In other words, Jahn Foundry has always been way ahead of the curve. And that’s not all, by any means.“Jahn installed perhaps the first computerized foundry cost/MRP systems in the country in the early ‘70s,” Cameron continues. “Throughout the ‘80s and ‘90s, continual improvements were made in terms of automating materials-handling equipment. We have made major capital improvements to our quality-control laboratory, and we have installed — according to Inductotherm [the Rancocas, N.J.-based induction furnace maker] — the first coreless induction holding furnace in the country, duplexed to our continually melting cupolas. The result is a 30,000-pound bath of homogeneous iron that is giving us flat-line metallurgical properties — consistency at its best.” That consistency is especially true in terms of iron chemistry. “Our molten iron is initially produced by the cupola process, and is then duplexed into our 15-ton holding furnace, which we installed three years ago,” Cameron explains.
From there, the molten iron is transferred from the holder to smaller ladles. At that point in the process, alloy inoculants are added to the base iron mix to produce the metal required to meet the specifications of the company’s various clients.Indeed, innovation has always been part of Jahn Foundry’s corporate culture. Aside from the products that the company makes for the air conditioning industry, the hydraulic-valve and pump industries, the machine tool industry and a variety of others, “our niche product is our expertise and ability to manufacture the cast-iron cylinder liners used in the automotive industry,” says Cameron.

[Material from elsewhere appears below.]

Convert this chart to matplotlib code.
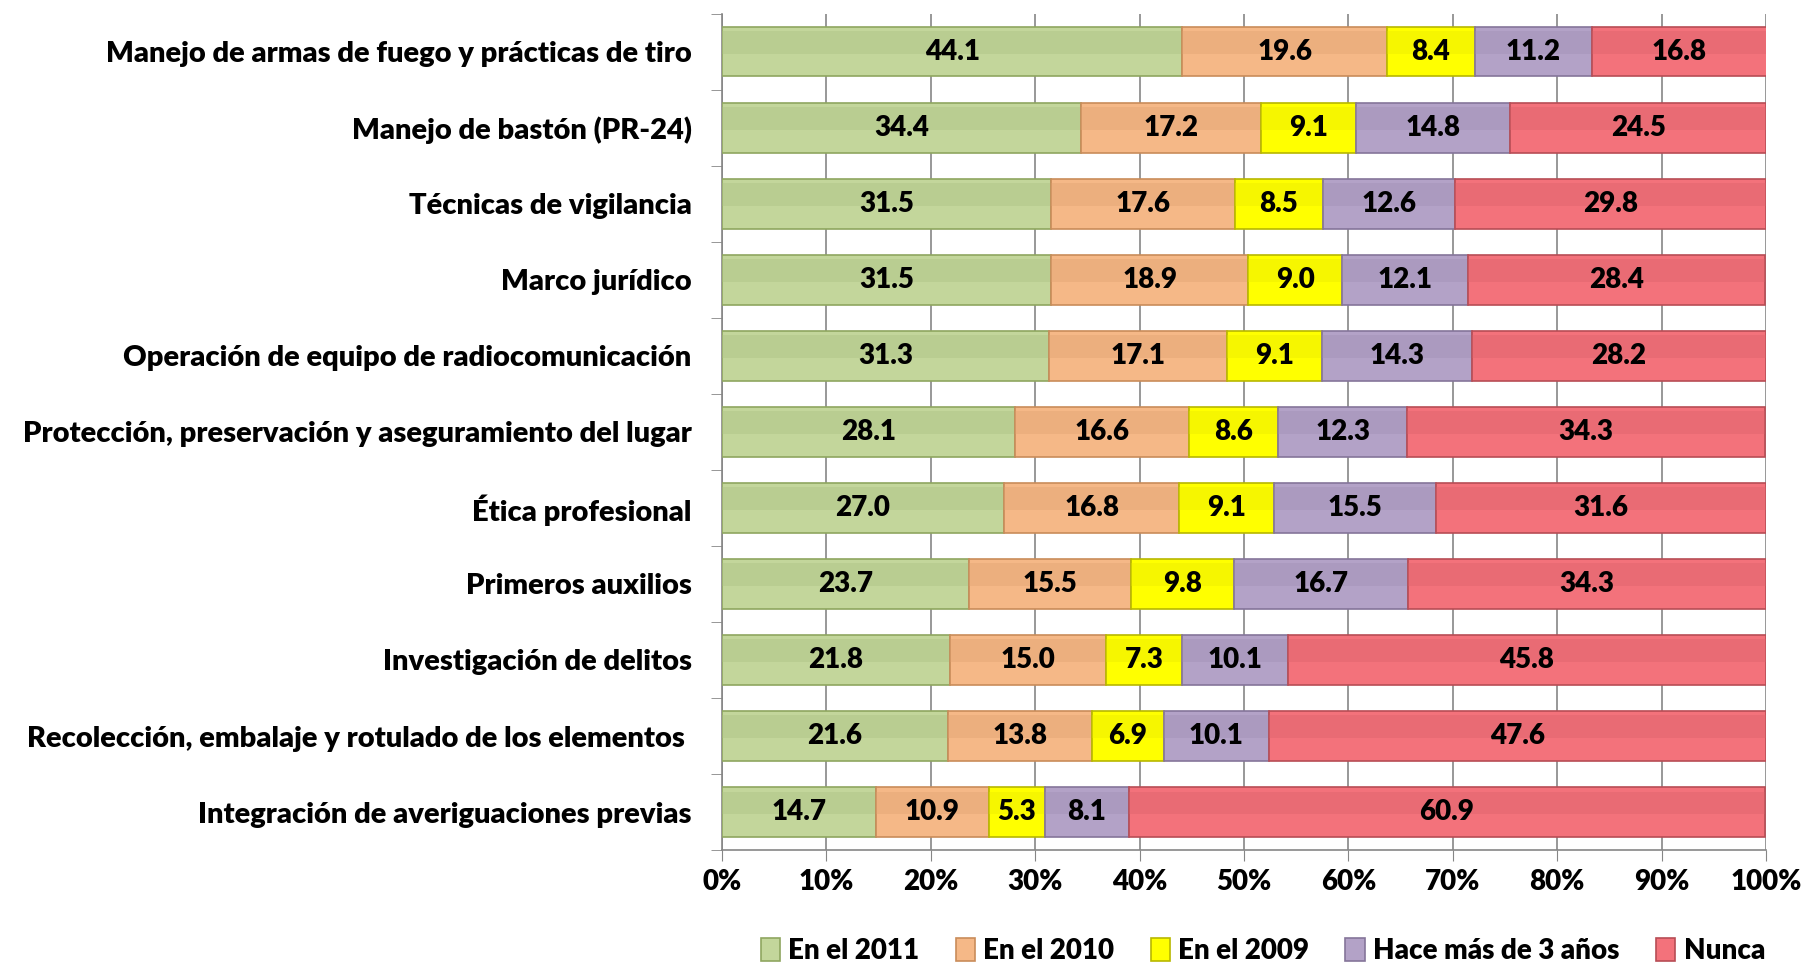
import numpy as np
import matplotlib.pyplot as plt
from matplotlib.ticker import PercentFormatter

categories = [
    'Manejo de armas de fuego y prácticas de tiro',
    'Manejo de bastón (PR-24)',
    'Técnicas de vigilancia',
    'Marco jurídico',
    'Operación de equipo de radiocomunicación',
    'Protección, preservación y aseguramiento del lugar',
    'Ética profesional',
    'Primeros auxilios',
    'Investigación de delitos',
    'Recolección, embalaje y rotulado de los elementos ',
    'Integración de averiguaciones previas',
]
series = ['En el 2011', 'En el 2010', 'En el 2009', 'Hace más de 3 años', 'Nunca']
en_2011 = [44.1, 34.4, 31.5, 31.5, 31.3, 28.1, 27.0, 23.7, 21.8, 21.6, 14.7]
en_2010 = [19.6, 17.2, 17.6, 18.9, 17.1, 16.6, 16.8, 15.5, 15.0, 13.8, 10.9]
en_2009 = [8.4, 9.1, 8.5, 9.0, 9.1, 8.6, 9.1, 9.8, 7.3, 6.9, 5.3]
hace_3 = [11.2, 14.8, 12.6, 12.1, 14.3, 12.3, 15.5, 16.7, 10.1, 10.1, 8.1]
nunca = [16.8, 24.5, 29.8, 28.4, 28.2, 34.3, 31.6, 34.3, 45.8, 47.6, 60.9]

colors = ['#c3d69b', '#f5b887', '#ffff00', '#b3a2c7', '#f3727b']
edges = ['#8fa660', '#c98c5a', '#b8b800', '#85759a', '#b84d55']
shade = ['#a9bd80', '#dca070', '#e6e600', '#9d8cb2', '#d95f68']

plt.rcParams['font.family'] = ['Lato', 'DejaVu Sans']
W = 'heavy'

fig = plt.figure(figsize=(18.02, 9.63), dpi=100)
ax = fig.add_axes([0.4007, 0.1173, 0.5793, 0.8684])

values = [en_2011, en_2010, en_2009, hace_3, nunca]
y = np.arange(len(categories))
left = np.zeros(len(categories))
for vals, name, c, ec, sh in zip(values, series, colors, edges, shade):
    vals = np.array(vals)
    bars = ax.barh(y, vals, left=left, height=0.65, color=c, edgecolor=ec,
                   linewidth=1.2, label=name, zorder=3)
    # darker upper band to mimic the bevel look
    ax.barh(y - 0.12, vals, left=left, height=0.3, color=sh, linewidth=0,
            alpha=0.35, zorder=3)
    for b, v in zip(bars, vals):
        ax.text(b.get_x() + b.get_width() / 2, b.get_y() + b.get_height() / 2,
                f'{v:.1f}', ha='center', va='center', fontsize=20,
                fontweight=W, color='black', zorder=4)
    left += vals

ax.set_xlim(0, 100)
ax.set_ylim(len(categories) - 0.5, -0.5)
ax.set_yticks(y)
ax.set_yticklabels(categories, fontsize=21, fontweight=W)
ax.set_yticks(np.arange(len(categories) + 1) - 0.5, minor=True)
ax.tick_params(axis='y', which='major', length=0, pad=22)
ax.tick_params(axis='y', which='minor', length=8, color='#868686')
ax.set_xticks(np.arange(0, 101, 10))
ax.xaxis.set_major_formatter(PercentFormatter(decimals=0))
ax.tick_params(axis='x', labelsize=20, length=8, color='#868686', pad=6)
for lbl in ax.get_xticklabels():
    lbl.set_fontweight(W)
ax.grid(axis='x', color='#868686', linewidth=1.2, zorder=0)
for s in ['top', 'right']:
    ax.spines[s].set_visible(False)
for s in ['left', 'bottom']:
    ax.spines[s].set_color('#868686')
    ax.spines[s].set_linewidth(1.2)

ax.legend(loc='upper center', bbox_to_anchor=(0.518, -0.075), ncol=5,
          frameon=False, handlelength=0.7, handleheight=0.9,
          handletextpad=0.3, columnspacing=1.3,
          prop={'size': 20, 'weight': W})

fig.savefig('out.png', dpi=100)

“Jahn has proprietary processes, which allow us to excel in thin-wall, net near shape liners,” he continues. “At the same time, Jahn has developed and patented a shell-molded cylinder liner that allows OEMs to increase the cooling capacity of their engines, increase engine life and drastically reducing tooling costs, resulting in substantial costs and warranty savings.”
One of the automakers on board for the latter is General Motors’ Saturn division, which made the change to Jahn’s shell-molded liner in the mid-1990s. Since then, Saturn has experienced the advantages — the extremely low PPM rates, the drastic reduction of tooling costs and the substantial engine performance benefits — that the technology produces.
Part of the Whole
Jahn, which was acquired by Kansas-based Atchison Casting Corporation a little over four years ago, maintains two manufacturing plants. One is at the company’s home base of Springfield, Mass., while the other is in Chicopee, Mass. The two facilities add up to almost 200,000 square feet of foundry space. Atchison, incidentally, owns nearly 20 companies, including various types of foundries and modern machining operations.
In terms of geographical markets, “most of our customers are located in the U.S.,” Cameron says. “But we do ship product to Canada and to Germany, and we have also shipped telecommunications-related products to the Far East.”
Besides its historic role as the pioneer of the shell-mold process, and its long list of other innovations, the company continues to work to stay on the cutting edge of the foundry business. That includes tending to such crucial issues as clean air and water. Indeed, the company’s cupolas are completely capped to meet all national and local requirements pertaining to environmental quality. As Cameron points out, “Cupola melting has the benefit of keeping costs down and avoiding the costly shutdowns that other melting processes can cause.”
Jahn Foundry has also prided itself from its very beginnings, as the Springfield Pattern Shop, with its emphasis on customer service. As Cameron explains, “We are always looking for ways for improvement in that area.” What’s ahead for Jahn Foundry, in a few words, is “more of the same.” As Cameron concludes, “We look forward to, and are prepared for, the future.”